### What the exercise asks
Without the images, write out the whole listing exactly.

==========

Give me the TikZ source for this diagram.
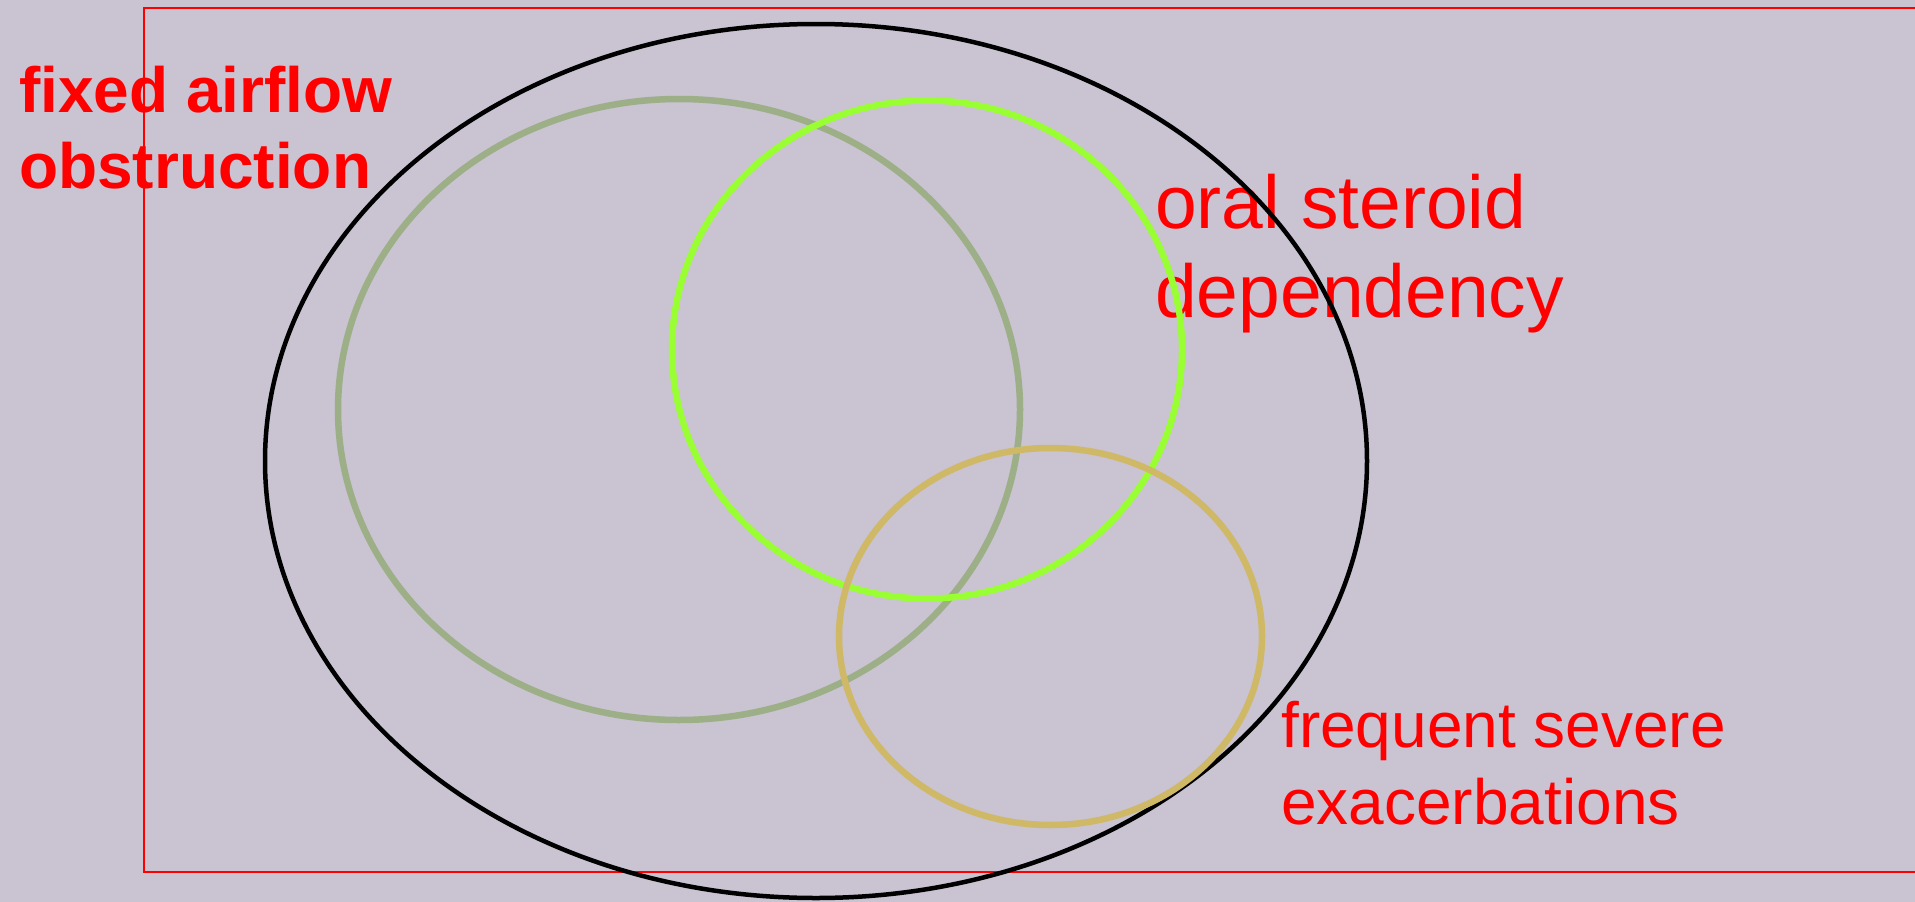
\documentclass[tikz,border=0pt]{standalone}
\usepackage{fontspec}
\setmainfont{Liberation Sans}
\usetikzlibrary{shapes.geometric}
\definecolor{bgc}{RGB}{201,195,210}
\definecolor{olivec}{RGB}{157,175,134}
\definecolor{greenc}{RGB}{153,255,51}
\definecolor{tanc}{RGB}{207,185,103}
\definecolor{redc}{RGB}{255,0,0}
\tikzset{
  ring/.style={ellipse, draw, inner sep=0pt, outer sep=0pt},
  boldlbl/.style={anchor=base west, inner sep=0pt, text=redc, font=\fontsize{64}{74}\selectfont\bfseries},
  lbla/.style={anchor=base west, inner sep=0pt, text=redc, font=\fontsize{75}{87}\selectfont},
  lblb/.style={anchor=base west, inner sep=0pt, text=redc, font=\fontsize{64}{74}\selectfont},
}
\begin{document}
\begin{tikzpicture}[x=1pt,y=-1pt]
\fill[bgc] (0,0) rectangle (1915,902);
\useasboundingbox (0,0) rectangle (1915,902);
\coordinate (r1) at (1915,7.5);
\coordinate (r2) at (143.5,7.5);
\coordinate (r3) at (143.5,871.7);
\coordinate (r4) at (1915,871.7);
\draw[redc, line width=2pt] (r1) -- (r2) -- (r3) -- (r4);
% labels
\node[boldlbl] (fa1) at (19,112) {fixed airflow};
\node[boldlbl] (fa2) at (19,188) {obstruction};
\node[lbla] (os1) at (1155,228) {oral steroid};
\node[lbla] (os2) at (1155,317) {dependency};
\node[lblb] (fs1) at (1281,747) {frequent severe};
\node[lblb] (fs2) at (1281,824) {exacerbations};
% ellipses
\node[ring, draw=black, line width=4.5pt, minimum width=1102pt, minimum height=874pt] (all) at (816,461) {};
\node[ring, draw=olivec, line width=6.5pt, minimum width=682pt, minimum height=621pt] (fixed) at (679,409.5) {};
\node[ring, draw=greenc, line width=6.5pt, minimum width=510pt, minimum height=498pt] (oral) at (927,349.5) {};
\node[ring, draw=tanc, line width=6.5pt, minimum width=423pt, minimum height=377pt] (freq) at (1050.5,636.5) {};
\end{tikzpicture}
\end{document}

==========

### Answer for this exercise
Give me the TikZ source for this diagram.
\documentclass[tikz,border=0pt]{standalone}
\usepackage{fontspec}
\setmainfont{Liberation Sans}
\usetikzlibrary{shapes.geometric}
\definecolor{bgc}{RGB}{201,195,210}
\definecolor{olivec}{RGB}{157,175,134}
\definecolor{greenc}{RGB}{153,255,51}
\definecolor{tanc}{RGB}{207,185,103}
\definecolor{redc}{RGB}{255,0,0}
\tikzset{
  ring/.style={ellipse, draw, inner sep=0pt, outer sep=0pt},
  boldlbl/.style={anchor=base west, inner sep=0pt, text=redc, font=\fontsize{64}{74}\selectfont\bfseries},
  lbla/.style={anchor=base west, inner sep=0pt, text=redc, font=\fontsize{75}{87}\selectfont},
  lblb/.style={anchor=base west, inner sep=0pt, text=redc, font=\fontsize{64}{74}\selectfont},
}
\begin{document}
\begin{tikzpicture}[x=1pt,y=-1pt]
\fill[bgc] (0,0) rectangle (1915,902);
\useasboundingbox (0,0) rectangle (1915,902);
\coordinate (r1) at (1915,7.5);
\coordinate (r2) at (143.5,7.5);
\coordinate (r3) at (143.5,871.7);
\coordinate (r4) at (1915,871.7);
\draw[redc, line width=2pt] (r1) -- (r2) -- (r3) -- (r4);
% labels
\node[boldlbl] (fa1) at (19,112) {fixed airflow};
\node[boldlbl] (fa2) at (19,188) {obstruction};
\node[lbla] (os1) at (1155,228) {oral steroid};
\node[lbla] (os2) at (1155,317) {dependency};
\node[lblb] (fs1) at (1281,747) {frequent severe};
\node[lblb] (fs2) at (1281,824) {exacerbations};
% ellipses
\node[ring, draw=black, line width=4.5pt, minimum width=1102pt, minimum height=874pt] (all) at (816,461) {};
\node[ring, draw=olivec, line width=6.5pt, minimum width=682pt, minimum height=621pt] (fixed) at (679,409.5) {};
\node[ring, draw=greenc, line width=6.5pt, minimum width=510pt, minimum height=498pt] (oral) at (927,349.5) {};
\node[ring, draw=tanc, line width=6.5pt, minimum width=423pt, minimum height=377pt] (freq) at (1050.5,636.5) {};
\end{tikzpicture}
\end{document}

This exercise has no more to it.